Our generation has seen few like him. Steve Jobs has become inseparable from the many things that give us entertainment, joy and connectivity in our lives. And beyond tools of enjoyment and creativity, Apple products have become a fashion statement. The iconic apple with a bite out of it on your cell phone or laptop said a lot about you as a hip, progressive, creative person who desires functionality balanced with good design. (While others bought Apple products just because we heard they were easy to use.)
Few individuals have accomplished so much with what the cynic in us would classify as simply consumer products — a gross understatement for sure. If the iPod or Apple TV were just consumer products and not the revolutionary, behavior-changing instruments they are, Steve Jobs would’ve needed PR, and a lot of it.
Beyond being a visionary and designer, Jobs was a marketer. He was his own publicist. He didn’t need to be, but he was, and that made all the difference. One of Jobs’ beliefs that stand out for me, flying in the face of any Marketing 101 class, was that to create the future you can’t do it through focus groups. Customers don’t know they want something they haven’t seen. Public opinion stifled creativity according to Jobs, who was more focused on bringing us the future while his competitors did their market research.
With the bar set this high, and with every product innovation raising it higher, who needs PR? Jobs used it, and it made Apple even better.

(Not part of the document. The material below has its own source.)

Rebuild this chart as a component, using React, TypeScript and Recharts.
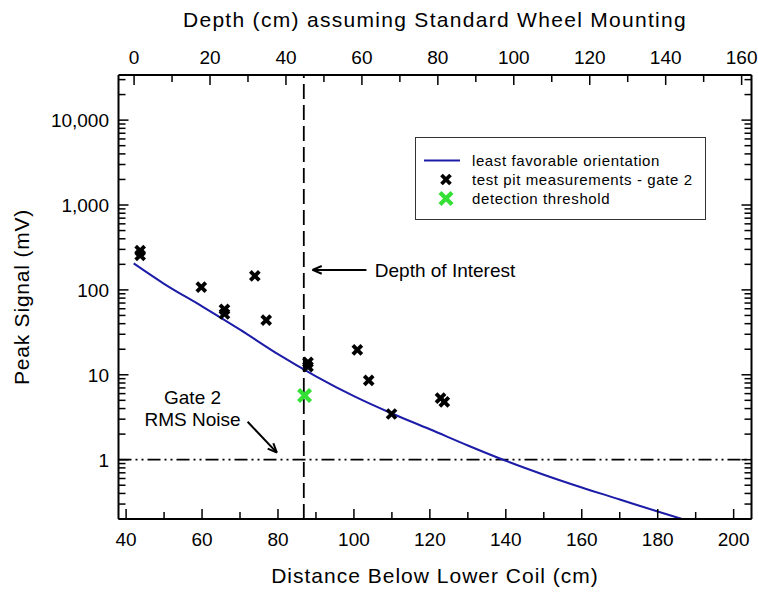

It helped him raise the hype before a product launch making the blogosphere a-buzz in anticipation; it filled news conferences to over-capacity when only product enhancements were announced — hardly newsworthy for other companies — but turning them into huge theatrical events nonetheless. Its PR efforts elevated Apple to almost a religious status, creating a culture of cool, hip and confident among its droves of loyal customers. In fact he himself concluded that PR was more important to him than advertising: “Ad campaigns are necessary for competition,” he said. “IBM’s ads are everywhere. But good PR educates people. That’s all it is. You can’t con people in this business. The products speak for themselves.”
So did the products speak for themselves? Absolutely. Did he need PR to sell them? No, but it sure helped.